Will Congress strip the insurance industry of its cherished antitrust exemption to punish carriers for allegedly cheating homeowners on Hurricane Katrina claims? And if they do pull the rug out from under the industry, what difference would it make? In fact, wouldn’t such a hasty overreaction do more harm than good? Those were just a few of the critical questions haunting industry lobbyists as they were dragged into the harsh glare of the Capitol Hill spotlight earlier this week.

This past Wednesday, the Senate Judiciary Committee held a hearing on The McCarran-Ferguson Act: Implications of Repealing the Insurers Antitrust Exemption. The point was to consider the potential ramifications of a bill, S.618, The Insurance Industry Competition Act of 2007, that would repeal the industry’s limited federal antitrust immunity under the 1945 McCarran-Ferguson Act.

The bill’s name, though not meant to be ironic, is a hoot, since subjecting insurers to federal antitrust laws would likely mean an end to the sharing of data and use of common policy forms–two key elements in keeping the market competitive, policies simpler to understand and prices down for consumers.

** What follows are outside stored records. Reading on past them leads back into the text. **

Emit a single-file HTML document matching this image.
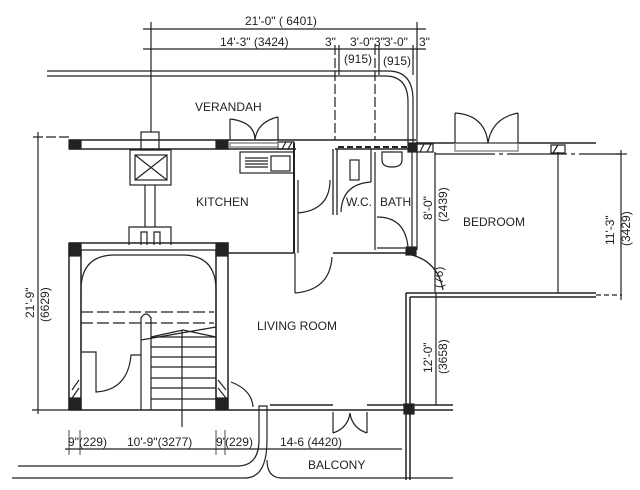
<!DOCTYPE html>
<html><head><style>
body{margin:0;background:#fff}
svg{display:block}
text{font-family:"Liberation Sans",sans-serif;fill:#222;stroke:none;font-size:12px}
</style></head><body>
<svg width="640" height="490" viewBox="0 0 640 490" stroke="#222" fill="none" stroke-width="1.2">
<!-- top dims -->
<line x1="143" y1="29" x2="426" y2="29"/>
<line x1="143" y1="49" x2="426" y2="49"/>
<line x1="151" y1="22" x2="151" y2="132"/>
<line x1="417" y1="22" x2="417" y2="143"/>
<line x1="335" y1="45" x2="335" y2="140" stroke-dasharray="10,3"/>
<line x1="339" y1="45" x2="339" y2="75"/>
<line x1="375" y1="45" x2="375" y2="140" stroke-dasharray="10,3"/>
<line x1="379" y1="45" x2="379" y2="75"/>
<line x1="413" y1="45" x2="413" y2="75"/>
<text x="245" y="25" font-size="11">21'-0" ( 6401)</text>
<text x="220" y="46" font-size="11">14'-3" (3424)</text>
<text x="325" y="46" font-size="10">3"</text>
<text x="350" y="46" font-size="10">3'-0"</text>
<text x="374" y="46" font-size="10">3"</text>
<text x="384" y="46" font-size="10">3'-0"</text>
<text x="419" y="46" font-size="10">3"</text>
<text x="344" y="63" font-size="10">(915)</text>
<text x="383" y="65" font-size="10">(915)</text>
<!-- verandah rail -->
<path d="M47 71 H388 Q413 71 413 100 V143"/>
<path d="M47 76 H385 Q408 76 408 102 V143"/>
<text x="195" y="111" font-size="12">VERANDAH</text>
<!-- main top wall -->
<path d="M69 140 H416 M416 143 H596 M69 149 H296 M335 149 H416" stroke-width="1.5"/>
<path d="M435 154 H620" stroke-width="1.3" stroke-dasharray="60,4,4,4"/>
<line x1="33" y1="137" x2="69" y2="137" stroke-dasharray="10,3"/>
<rect x="69" y="140" width="12" height="9" fill="#222"/>
<rect x="216" y="140" width="12" height="9" fill="#222"/>
<rect x="408" y="143" width="9" height="9" fill="#222"/>
<path d="M278 142 H294 V149 H278 Z M282 149 L286 142 M288 149 L292 142"/>
<path d="M416 144 H433 V152 H416 Z M420 152 L424 144 M427 152 L431 144"/>
<path d="M551 145 H565 V153 H551 Z M553 153 L558 145"/>
<path d="M338 147 H410" stroke-dasharray="6,3" stroke-width="2"/>
<path d="M455 143 H518 V151 H455 Z" stroke="#777"/>
<path d="M230 143 H278 V147 H230 Z" stroke="#777"/>
<!-- left dim -->
<line x1="38" y1="132" x2="38" y2="414"/>
<line x1="32" y1="410" x2="69" y2="410"/>
<text transform="translate(34,318) rotate(-90)" font-size="11">21'-9"</text>
<text transform="translate(49,322) rotate(-90)" font-size="11">(6629)</text>
<!-- chimney -->
<rect x="141" y="132" width="18" height="18"/>
<rect x="130" y="150" width="41" height="35"/>
<rect x="135" y="155" width="32" height="25"/>
<path d="M135 155 L167 180 M167 155 L135 180"/>
<path d="M145 185 V227 M155 185 V227"/>
<path d="M129 245 V227 H171 V245 M141 245 V232 H147 V245 M154 245 V232 H160 V245"/>
<!-- kitchen doors -->
<path d="M230 119 Q255 122 255 140 M278 117 Q257 122 255 140 M230 119 V140 M278 117 V140"/>
<rect x="240" y="152" width="54" height="21"/>
<rect x="271" y="156" width="19" height="15"/>
<path d="M245 158 H268 M245 161 H268 M245 164 H268 M245 167 H268"/>
<text x="196" y="206" font-size="12">KITCHEN</text>
<line x1="294" y1="143" x2="294" y2="253" stroke-width="2"/>
<line x1="298" y1="180" x2="298" y2="253"/>
<path d="M330 180 Q330 210 298 213"/>
<path d="M333 149 V215 M337 149 V215" stroke-width="1.3"/>
<!-- wc bath -->
<rect x="350" y="160" width="9" height="20"/>
<path d="M375 152 V250 M371 149 V182"/>
<path d="M341 212 Q342 184 371 182"/>
<path d="M382 152 H402 V160 Q402 167 392 167 Q382 167 382 160 Z"/>
<path d="M377 217 Q405 217 408 247"/>
<path d="M412 152 V250 M417 143 V250"/>
<text x="346" y="206" font-size="11">W.C.</text>
<text x="380" y="206" font-size="11">BATH</text>
<!-- bedroom -->
<path d="M455 113 Q485 115 488 143 M518 113 Q492 118 488 143 M455 113 V143 M518 113 V143"/>
<line x1="435" y1="152" x2="435" y2="293"/>
<line x1="558" y1="152" x2="558" y2="293"/>
<text x="463" y="226" font-size="11">BEDROOM</text>
<text transform="translate(432,220) rotate(-90)" font-size="11">8'-0"</text>
<text transform="translate(447,222) rotate(-90)" font-size="10">(2439)</text>
<text transform="translate(614,245) rotate(-90)" font-size="11">11'-3"</text>
<text transform="translate(630,246) rotate(-90)" font-size="10">(3429)</text>
<line x1="621" y1="150" x2="621" y2="300"/>
<line x1="615" y1="154" x2="627" y2="154"/>
<path d="M406 293 V480 M410 297 V480 M406 293 H596 M410 297 H596" stroke-width="1.5"/>
<line x1="596" y1="295" x2="622" y2="295" stroke-dasharray="5,3"/>
<!-- stair box -->
<path d="M69 243 H228 V410 M69 243 V410 M81 250 V410 M216 250 V410 M69 410 H228" stroke-width="1.5"/>
<line x1="81" y1="250" x2="216" y2="250"/>
<rect x="69" y="243" width="12" height="13" fill="#222"/><rect x="216" y="243" width="12" height="13" fill="#222"/>
<rect x="69" y="398" width="12" height="12" fill="#222"/><rect x="216" y="398" width="12" height="12" fill="#222"/>
<path d="M81 350 V290 Q81 255 115 255 H182 Q216 255 216 290 V400"/>
<path d="M81 312 H214 M81 323 H214" stroke-dasharray="12,4"/>
<path d="M151 337 H216 M151 347 H216 M151 357 H216 M151 367 H216 M151 378 H216 M151 388 H216 M151 399 H216"/>
<path d="M141 410 V318 Q146 310 151 318 V410"/>
<path d="M141 340 L216 327 M151 337 L183 330 L216 337"/>
<line x1="182" y1="330" x2="182" y2="427"/>
<path d="M81 352 H96 V392 Q128 390 131 355 H141"/>
<path d="M72 390 L79 380 M72 398 L79 388"/>
<path d="M218 380 L226 390 M218 388 L226 398"/>
<!-- living -->
<path d="M228 253 H294 M333 253 H408" stroke-width="1.5"/>
<path d="M377 248 H405"/>
<rect x="406" y="247" width="10" height="8" fill="#222"/>
<text x="257" y="330" font-size="12">LIVING ROOM</text>
<line x1="295" y1="253" x2="295" y2="293"/>
<path d="M295 293 Q330 290 332 257"/>
<path d="M412 255 Q438 262 443 290"/>
<text transform="translate(443,288) rotate(-90)" font-size="9">(76)</text>
<line x1="436" y1="293" x2="436" y2="405"/>
<text transform="translate(432,373) rotate(-90)" font-size="11">12'-0"</text>
<text transform="translate(447,374) rotate(-90)" font-size="10">(3658)</text>
<!-- bottom wall -->
<path d="M228 410 H453 M270 405 H333 M367 405 H453" stroke-width="1.5"/>
<rect x="404" y="404" width="10" height="10" fill="#222"/>
<path d="M333 412 V433 M367 412 V433 M333 433 Q348 428 350 413 M367 433 Q352 428 350 413"/>
<path d="M231 382 Q252 390 253 407"/>
<text x="68" y="446" font-size="10">9"(229)</text>
<text x="127" y="446" font-size="10">10'-9"(3277)</text>
<text x="216" y="446" font-size="10">9'(229)</text>
<text x="280" y="446" font-size="10">14-6 (4420)</text>
<line x1="65" y1="449" x2="402" y2="449"/>
<path d="M69 430 V455 M80 430 V455 M216 430 V455 M225 430 V455" stroke-width="0.8"/>
<path d="M18 466 H237 Q259 466 259 440 V406 H267 V440 Q267 478 245 478 H12"/>
<path d="M267 460 Q267 478 282 478 H453"/>
<text x="308" y="469" font-size="12">BALCONY</text>
</svg>
</body></html>
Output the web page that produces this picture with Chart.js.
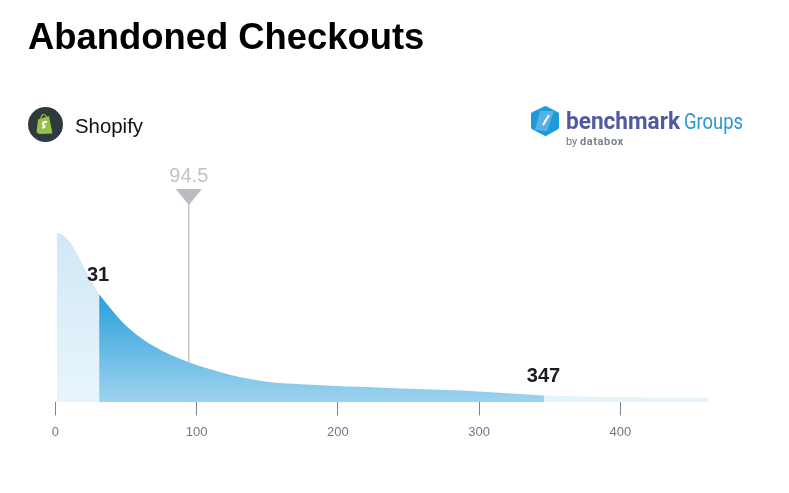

Will such practical considerations sway lawmakers into behaving rationally and keeping the valuable exemption intact when they are on the warpath over a relatively small number of disputed Katrina claims? That’s the billion-dollar question.

As reported by our Washington Editor, Dave Postal (click here for the full news story), Sen. Mary Landrieu, D-La., pleaded with the Judiciary Committee to do something to counter what she characterized as the deep threat the current insurance environment poses to the successful recovery of Louisiana from Hurricanes Katrina and Rita.

Senate Minority Whip Trent Lott, R-Miss.–who sued State Farm to recoup alleged wind damage to his home in Katrina after collecting on his federal flood policy–said the industrys claims-handling in the monster storm was reprehensible, charging that one big reason why insurers have gotten away with allegedly bad behavior is that McCarran-Ferguson has allowed the industry for more than six decades [to be run] largely beyond the reach of federal competition laws.

Fine. Let’s say for the sake of argument that Congress, in a fit of pique, repeals the antitrust exemption and turns the dogs of the Federal Trade Commission and the Justice Department loose on carriers. Will that change the circumstances that led up to the flood versus wind claims disputes in the Gulf States? Frankly, even those pushing the legislation don’t know.

In her written testimony, Sen. Landrieu was honest enough to admit her ignorance, and reveal that she hopes to spur an examination with this bill that will get to the bottom of the problem. Will repeal of McCarran-Ferguson solve the problems we face in the Gulf? I am not sure that I know the answer to that question, she wrote. “If it takes the threat of repeal to get Congress, the states and the industry to sit down and discuss a solution, I am all for it. We should also consider other proposals and solutions to the problem.

Senate Judiciary Committee Chairman Patrick Leahy, D-Vt., one of S.618s sponsors, added that the bottom line is right now we do not know what anticompetitive acts insurers may be engaging in because the antitrust immunity insurers enjoy acts as a curtain that hides their activity from federal antitrust authorities.

Sen. Leahy said a mouthful. The fact is that no one has introduced a shred of evidence that insurers conspired among themselves to concoct a diabolical scheme to cheat homeowners out of legitimate wind claims and dump all the bills on the National Flood Insurance Program. Yes, there has been evidence introduced that some individual claims might have been mishandled–perhaps intentionally so. But a mass conspiracy?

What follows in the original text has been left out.